Saturday, September 15, 2007

Can we fix it? Part II

Last night I wrote about a nagging thought that hangs out in the back of my head these days. Today, I think I'll bring another one out from the dank recesses and let it see the light of day. I was actually spurred to do so by this bit from a diary at Who Is IOZ:

In any event, the notion that Bush isn't a moron is a form of national self-flattery. At its root is the belief that he can't be a moron because if he were, that would mean that the American people, our government and institutions, allowed ourselves to be conquered by a moron. It would mean that the whole edifice of Western Democracy, centuries in the making, is cheaper than a backlot set. It would mean that the fruits of the political Enlightenment were finally plucked and chucked onto the compost heap with no more effort than it takes to nickname some reporters, shamble around, talk with an aw-shucks accent, and produce some decent war pornography. It would mean that the founders were right to fear democracy and their descendents wrong to give it to us.


emphasis mine

The thought that roams around in the back of my head is to wonder whether or not a democratic republic can actually work. To my view, we have already proven that it is not working in this particular time and place. The question for me is if it can ever work - or at least whether or not it can work on the scale of a country the size of the US.

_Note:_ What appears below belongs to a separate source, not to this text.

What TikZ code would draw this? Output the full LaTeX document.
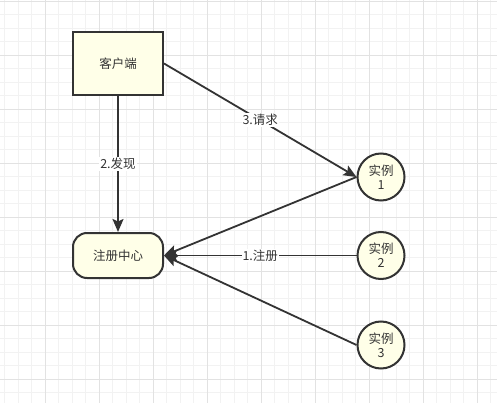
\documentclass[tikz,border=0pt]{standalone}
\usepackage{fontspec}
\setmainfont{Noto Sans CJK SC}
\usetikzlibrary{positioning,shapes,arrows.meta}
\definecolor{inkgray}{HTML}{333333}
\definecolor{paleyellow}{HTML}{FFFFE8}
\definecolor{gridminor}{HTML}{F2F2F2}
\definecolor{gridmajor}{HTML}{E2E2E2}

\begin{document}
\begin{tikzpicture}[x=1pt,y=-1pt,
  font=\fontsize{12.5}{14}\selectfont, text=inkgray,
  box/.style={draw=inkgray, line width=2, fill=paleyellow, minimum width=90, minimum height=63},
  center/.style={draw=inkgray, line width=2, fill=paleyellow, rounded corners=14, minimum width=90, minimum height=45},
  instance/.style={draw=inkgray, line width=2, fill=paleyellow, circle, minimum size=47, inner sep=0, align=center, font=\fontsize{12.5}{14}\selectfont},
  link/.style={draw=inkgray, line width=1.8, -{Stealth[length=13, width=11, inset=2.5]}},
  lbl/.style={fill=white, inner sep=1, font=\fontsize{12.5}{14}\selectfont}]
\useasboundingbox (0,0) rectangle (497,403);
\fill[white] (0,0) rectangle (497,403);
\foreach \i in {-3,...,33}
  \draw[gridminor, line width=0.8] ({45.3+13.5*\i},0) -- ({45.3+13.5*\i},403);
\foreach \i in {-4,...,26}
  \draw[gridminor, line width=0.8] (0,{55+13.5*\i}) -- (497,{55+13.5*\i});
\foreach \i in {0,...,8}
  \draw[gridmajor, line width=0.8] ({45.3+54*\i},0) -- ({45.3+54*\i},403);
\foreach \i in {0,...,7}
  \draw[gridmajor, line width=0.8] (0,{1+54*\i}) -- (497,{1+54*\i});

\node[box] (client) at (118,63.5) {客户端};
\node[center] (registry) at (118,255.5) {注册中心};
\node[instance] (inst1) at (381,177) {实例\\1};
\node[instance] (inst2) at (381,255.5) {实例\\2};
\node[instance] (inst3) at (381,345) {实例\\3};

\draw[link] (client.east) -- node[lbl] {3.请求} (inst1.west);
\draw[link] (client.south) -- node[lbl] {2.发现} (registry.north);
\draw[link] (inst1.west) -- (registry.east);
\draw[link] (inst2.west) -- node[lbl] {1.注册} (registry.east);
\draw[link] (inst3.west) -- (registry.east);
\end{tikzpicture}
\end{document}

Sometimes I go round and round with blame for why its not working. Is it the public who doesn't care, is it the media that feeds us dribble, is it the military/industrial complex that just has all the power and we might as well just lay down and accept it? Or maybe its all those things? Or maybe we just have a system whose time has come and gone. And we need to start from scratch and create something new.

I don't have answers to these questions. But it does make me think of a few lines from the book The Culture of Make Believe by Derrick Jensen where he is having a conversation with a friend about the similarities between corporations and hate groups:

He said, "They're cousins."
I just listened.
"Nobody talks about this," he said, "but they're branches from the same tree, different forms of the same cultural imperative..."
"Which is?"
"To rob the world of its subjectivity."
"Wait - " I said.
"Or to put this another way," he continued, " to turn everyone and everything into objects."


As long as our government is so removed from us, we will remain objects. We might think we know those who are representing us - the same way we think we know Brittany or Paris - but its all just an illusion created for us by the media.

I think that in order for any form of government "of the people" to work, we need to re-create the subjectivity that is represented by REAL connections with REAL people. In this case, our "bigger is better" mentality would have to bite the dust.

One thing that I've learned professionally over the last 15 years as the director of a small non-profit is that any success we've had in meeting our mission has been the result of us staying small enough so that we, as a group, are all connected to one another. I witness those large non-profits where the people and mission become objectified and know that I could never be a part of that. Perhaps that's just my style, but I have a hunch that its more than that.

Right now this sense of subjectivity seems mysterious and spiritual to me. Perhaps what we have never studied scientifically always seems mysterious and spiritual. But there is clearly a power that comes in KNOWING one another that is lost once we are objectified.

Right now in my line of work we talk alot about children who have "attachment disorder." This is usually the result of serious neglect and trauma children experience early in their lives that breaks the bonds of trust with caregivers and leads to mental health issues for them as they grow up. As I meld that with our current cultural and political landscape, I often wonder if we aren't all a bit "attachment disordered" as a result of embracing this kind of objectification. And it is only our real connections with each other and the natural world that will save us.

I'm not sure where that leaves me in wondering about effective political structures. But I do think it might point the way to some basics we need to work on in order to begin the healing that would lead to the answers.

2 comments:

  1. Excellent, Nancy. I just discovered that you have a blog! And what a good one it is, too.

    I really like this post and its companion, but don't have enough brain to comment on it. There is lots to think about, though!

    Well, actually, I rarely comment at the best of times, but even if I don't, I'll be reading.

    ReplyDelete
  2. Thanks for stopping in nanette!! I am truly honored. No pressure, but I sure miss your "neighborhood roundups." But I can only imagine how much work they were.